One of the practical applications of the Christian walk is found in Romans 12:15, “Rejoice with those who rejoice and weep with those who weep.”  Today there is a family weeping for the loss of their daughter, a victim of the manifestation of one person’s hatred toward others.  It is, of course, easy to simply condemn the white supremacists who organized the protest, and indeed we should.  Thinking that one race is elevated, or that another is below other races is anti-biblical at its core–refusing to acknowledge that we are all of one flesh, are all from the same original parents and all created in the image of God with the inherent dignity that entails.  So Bereans join the condemnation of such anti-biblical thinking that argues for racial superiority.
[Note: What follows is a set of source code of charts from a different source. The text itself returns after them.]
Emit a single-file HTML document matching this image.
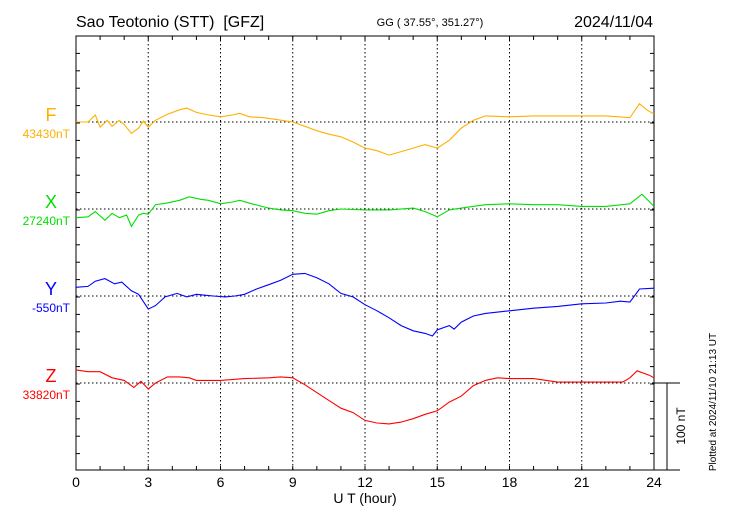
<!DOCTYPE html>
<html><head><meta charset="utf-8"><style>
body{margin:0;background:#fff}
svg{display:block;font-family:"Liberation Sans",sans-serif}
</style></head><body>
<svg id="chart" width="730" height="520" viewBox="0 0 730 520">
<text x="76" y="27" font-size="16" fill="#000">Sao Teotonio (STT)&#160; [GFZ]</text>
<text x="430" y="26" font-size="11" text-anchor="middle" fill="#000">GG ( 37.55°, 351.27°)</text>
<text x="653" y="27" font-size="16" text-anchor="end" fill="#000">2024/11/04</text>
<text x="365" y="503" font-size="14" text-anchor="middle" fill="#000">U T (hour)</text>
<text transform="translate(685,426) rotate(-90)" font-size="12" text-anchor="middle" fill="#000">100 nT</text>
<text transform="translate(716,402) rotate(-90)" font-size="10" text-anchor="middle" fill="#000">Plotted at 2024/11/10 21:13 UT</text>
<g id="grid"></g><g id="axes"></g><g id="series"></g>
</svg>
<script>
const hours = [0,3,6,9,12,15,18,21,24];
const fT=[0,0.5,0.8,1.0,1.3,1.5,1.8,2.0,2.3,2.6,2.8,3.0,3.3,3.8,4.3,4.6,5.0,5.5,6.0,6.5,6.8,7.2,7.8,8.3,9.0,9.5,10,10.5,11,11.5,12,12.5,13,13.5,14,14.5,15,15.5,16,16.5,17,18,19,20,21,22,23,23.4,23.7,24];
const fV=[0,0,8,-6,2,-5,2,-3,-13,-7,1,-6,2,9,14,16,11,8,6,8,10,6,5,3,0,-5,-10,-14,-17,-23,-30,-33,-38,-34,-30,-26,-30,-21,-7,2,7,6,7,7,7,7,5,21,14,9];
const xT=[0,0.5,0.8,1.2,1.5,1.8,2.1,2.3,2.6,2.8,3.0,3.3,3.8,4.3,4.7,5.2,5.5,6.0,6.5,6.8,7.3,8,8.5,9,9.5,10,10.5,11,12,13,14,14.5,15,15.5,16,17,18,19,20,21,22,23,23.5,24];
const xV=[-10,-9,-3,-13,-5,-10,-7,-20,-7,-5,-6,5,7,10,14,11,10,6,8,10,6,1,-1,-2,-5,-6,-2,0,-1,-1,1,-3,-9,-1,1,5,6,5,5,3,3,6,17,3];
const yT=[0,0.5,0.8,1.2,1.6,1.9,2.3,2.6,3.0,3.3,3.7,4.2,4.6,5.0,5.3,5.7,6.2,6.6,7.0,7.5,8,8.5,9,9.5,10,10.5,11,11.5,12,12.5,13,13.5,14,14.5,14.8,15,15.5,15.7,16,16.5,17,18,19,20,21,22,22.6,23,23.4,24];
const yV=[10,11,17,20,14,16,6,2,-15,-11,-1,3,-1,2,1,0,-1,0,2,8,13,18,25,26,21,14,3,-1,-10,-17,-25,-34,-40,-43,-46,-39,-34,-38,-30,-23,-20,-17,-14,-12,-9,-8,-6,-7,8,9];
const zT=[0,0.5,1,1.5,2,2.4,2.7,3,3.3,3.8,4.3,4.7,5,6,7,8,8.5,9,9.5,10,10.5,11,11.5,12,12.5,13,13.5,14,14.5,15,15.5,16,16.5,17,17.5,18,19,20,21,22,22.7,23,23.3,23.8,24];
const zV=[15,13,13,6,3,-5,2,-7,0,7,7,6,3,3,5,6,7,6,-2,-11,-20,-29,-34,-43,-46,-47,-45,-41,-36,-32,-22,-15,-3,3,6,5,5,1,1,1,1,6,14,9,6];
const names=['F','X','Y','Z'];
const bases=['43430nT','27240nT','-550nT','33820nT'];
const colors=['#ffb000','#00e000','#0000ff','#ff0000'];
const X0=76,X1=654,Y0=36,Y1=470,PXNT=0.87;
const baseY=[122,209,296,383];
const sx=h=>X0+(X1-X0)*h/24;
const ns='http://www.w3.org/2000/svg';
function mk(tag,attrs,parent){const e=document.createElementNS(ns,tag);for(const k in attrs)e.setAttribute(k,attrs[k]);parent.appendChild(e);return e;}
const grid=document.getElementById('grid'),axes=document.getElementById('axes'),ser=document.getElementById('series');
hours.forEach(h=>{
  if(h>0&&h<24){const l=mk('line',{x1:sx(h),x2:sx(h),y1:Y0,y2:Y1,stroke:'#000','stroke-width':1,'stroke-dasharray':'1.5,2.5'},grid);
  
  }
  const t=mk('text',{x:sx(h),y:487,'font-size':14,'text-anchor':'middle',fill:'#000'},axes);t.textContent=h;
  
  
});
baseY.forEach(y=>{const l=mk('line',{x1:X0,x2:X1,y1:y,y2:y,stroke:'#000','stroke-width':1,'stroke-dasharray':'1.5,2.5'},grid);
  
  });
const fr=mk('rect',{x:X0,y:Y0,width:X1-X0,height:Y1-Y0,fill:'none',stroke:'#000','stroke-width':1},axes);


for(let h=1;h<24;h++){mk('line',{x1:sx(h),x2:sx(h),y1:Y0,y2:Y0+4,stroke:'#000'},axes);mk('line',{x1:sx(h),x2:sx(h),y1:Y1,y2:Y1-4,stroke:'#000'},axes);}
for(let k=1;k<25;k++){const y=Y0+k*17.4;if(y<Y1){mk('line',{x1:X0,x2:X0+4,y1:y,y2:y,stroke:'#000'},axes);mk('line',{x1:X1,x2:X1-4,y1:y,y2:y,stroke:'#000'},axes);}}
mk('line',{x1:X1,x2:680,y1:Y1,y2:Y1,stroke:'#000'},axes);
mk('line',{x1:X1,x2:680,y1:383,y2:383,stroke:'#000'},axes);
const sb=mk('line',{x1:667,x2:667,y1:383,y2:Y1,stroke:'#000'},axes);


const data=[[fT,fV],[xT,xV],[yT,yV],[zT,zV]];
data.forEach((d,i)=>{
  const pts=d[0].map((t,j)=>sx(t).toFixed(1)+','+(baseY[i]-d[1][j]*PXNT).toFixed(1)).join(' ');
  const p=mk('polyline',{points:pts,fill:'none',stroke:colors[i],'stroke-width':1.1},ser);
  
  
  const n=mk('text',{x:51,y:baseY[i]-1,'font-size':18,'text-anchor':'middle',fill:colors[i]},ser);n.textContent=names[i];
  
  
  const b=mk('text',{x:70,y:baseY[i]+16,'font-size':12,'text-anchor':'end',fill:colors[i]},ser);b.textContent=bases[i];
  
  
});
</script>
</body></html>
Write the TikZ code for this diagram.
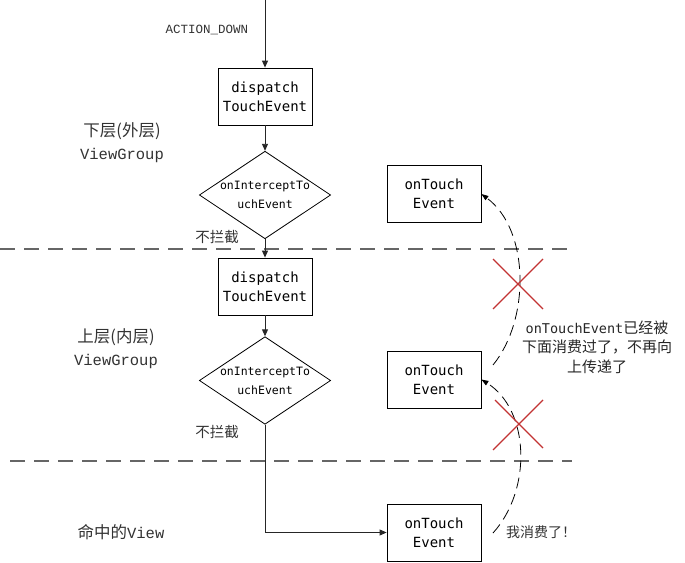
\documentclass[tikz,border=0pt]{standalone}
\usepackage{fontspec}
\setmainfont{Liberation Mono}
\newfontfamily\cjk{Noto Sans CJK SC}
\newfontfamily\boxfont{DejaVu Sans Mono}
\usetikzlibrary{arrows.meta,shapes.geometric}
\begin{document}
\begin{tikzpicture}[x=1pt,y=-1pt,
  flow/.style={draw=black!85, line width=0.9pt, -{Triangle[length=7pt,width=6pt]}},
  evbox/.style={draw=black, line width=0.8pt, minimum width=94pt, minimum height=57pt, align=center, font=\boxfont\fontsize{14}{19}\selectfont, inner sep=0pt},
  decide/.style={draw=black, line width=0.8pt, diamond, minimum width=128pt, minimum height=86pt, aspect=1.5, align=center, font=\boxfont\fontsize{11.5}{19}\selectfont, inner sep=0pt},
  divider/.style={draw=black!60, line width=1.3pt, dash pattern=on 15pt off 9pt},
  passback/.style={draw=black, line width=0.8pt, dash pattern=on 11pt off 6pt, -{Triangle[length=7pt,width=5pt]}},
  cross/.style={draw=red!70!black!80, line width=1.2pt},
  lab/.style={font=\fontsize{15.5}{23}\selectfont, align=left, inner sep=0pt, text=black!80},
  cn/.style={font=\cjk\fontsize{14}{19}\selectfont, inner sep=0pt, text=black!80}]
\useasboundingbox (0,0) rectangle (685,562);
% dividers
\draw[divider] (0,249) -- (570,249);
\draw[divider] (10,461) -- (572,461);
% left column
\coordinate (start) at (265,0);
\node[evbox] (d1) at (265,96.5) {dispatch\\TouchEvent};
\node[decide] (i1) at (265,195) {onInterceptTo\\uchEvent};
\node[evbox] (d2) at (265,286.5) {dispatch\\TouchEvent};
\node[decide] (i2) at (265,380.5) {onInterceptTo\\uchEvent};
\node[evbox] (v) at (434,532.5) {onTouch\\Event};
% right column
\node[evbox] (t1) at (434,194) {onTouch\\Event};
\node[evbox] (t2) at (434,379.5) {onTouch\\Event};
% flow arrows
\draw[flow] (start) -- (d1);
\draw[flow] (d1) -- (i1);
\draw[flow] (i1) -- (d2);
\draw[flow] (d2) -- (i2);
\draw[flow] (i2.south) |- (v.west);
% labels
\node[font=\fontsize{12.5}{15}\selectfont, text=black!80, inner sep=0pt] (ad) at (207,30) {ACTION\_DOWN};
\node[lab, align=center] (g1) at (122,143) {{\cjk\fontsize{16.5}{23}\selectfont 下层(外层)}\\ViewGroup};
\node[lab, align=center] (g2) at (116,349) {{\cjk\fontsize{16.5}{23}\selectfont 上层(内层)}\\ViewGroup};
\node[lab] (g3) at (121,532) {{\cjk\fontsize{16.5}{23}\selectfont 命中的}View};
\node[cn, font=\cjk\fontsize{14.5}{19}\selectfont] (n1) at (217,237) {不拦截};
\node[cn, font=\cjk\fontsize{14.5}{19}\selectfont] (n2) at (217,432) {不拦截};
% passback curves
\coordinate (c1s) at (493,365);
\coordinate (c2s) at (493,533);
\draw[passback] (c1s) .. controls (530,320) and (530,230) .. (t1.east);
\draw[passback] (c2s) .. controls (532,490) and (530,410) .. (t2.east);
% crosses
\draw[cross] (493,259) -- (543,309);
\draw[cross] (543,259) -- (493,309);
\draw[cross] (495,400) -- (543,448);
\draw[cross] (543,400) -- (493,450);
% notes
\node[align=center, inner sep=0pt, text=black!85, font=\cjk\fontsize{15}{19.5}\selectfont] (note) at (597,347) {{\boxfont\fontsize{13.5}{19.5}\selectfont onTouchEvent}已经被\\下面消费过了，不再向\\上传递了};
\node[cn, font=\cjk\fontsize{14}{19}\selectfont] (me) at (541,532) {我消费了！};
\end{tikzpicture}
\end{document}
Yet surely we must reflect more deeply, since were this particular manifestation of wickedness gone tomorrow, we would still have problems.  In more technical terms, we must try to get to “root cause” of the issue.  Partisans almost immediately jumped to the conclusion that President Trump is at least partially to blame, since he has not strongly enough condemned elements of the alt-right movement which helped support his election.

“I’m not going to make any bones about it,” Mayor Mike Signer (D) said on CNN. “I place the blame for a lot of what you’re seeing in America today right at the doorstep of the White House and the people around the president.”  “Look at the campaign he ran,” Signer said.

In the WSJ today, the editors blamed Charlottesville as just another example of the fruits of “identity politics.”

Yet the focus on Mr. Trump is also a cop-out because it lets everyone duck the deeper and growing problem of identity politics on the right and left. The politics of white supremacy was a poison on the right for many decades, but the civil-rights movement rose to overcome it, and it finally did so in the mid-1960s with Martin Luther King Jr. ’s language of equal opportunity and color-blind justice.  That principle has since been abandoned, however, in favor of a new identity politics that again seeks to divide Americans by race, ethnicity, gender and even religion. “Diversity” is now the all-purpose justification for these divisions, and the irony is that America is more diverse and tolerant than ever.

Yet I would argue for a deeper root cause, which is what we began our discussion with–the root cause of these animosities is that we are broken people living in a broken world, and that because of our sin we want to elevate ourselves, often by putting others down.  We fail to see the image of God in those we oppose.  It is hugely important to see this, lest we fall directly into the trap of those we condemn.  Many condemning the white supremacists do so in part to help them reassure themselves of their own moral superiority:  “I’m not not like them.”  Yet that attitude, which is at least a danger to all of us, can place us in the position of the pharisee condemning the gentile, “Thank you God I’m not like him.”

So today we need to weep with the family who lost their daughter. And we need to weep for the family of the young man who now faces murder charges.  And we even need to weep for the young man who drove the car into the crowd, as well as the many other white supremacists who don’t recognize the source of their brokenness, or the solution found in Jesus Christ.  And we need to boldly and repeatedly make the truth of the inherent dignity of every human being known to all.  The root cause of Charlottesville is not rhetoric, but is found in an understanding of the brokenness of each of Adam’s children.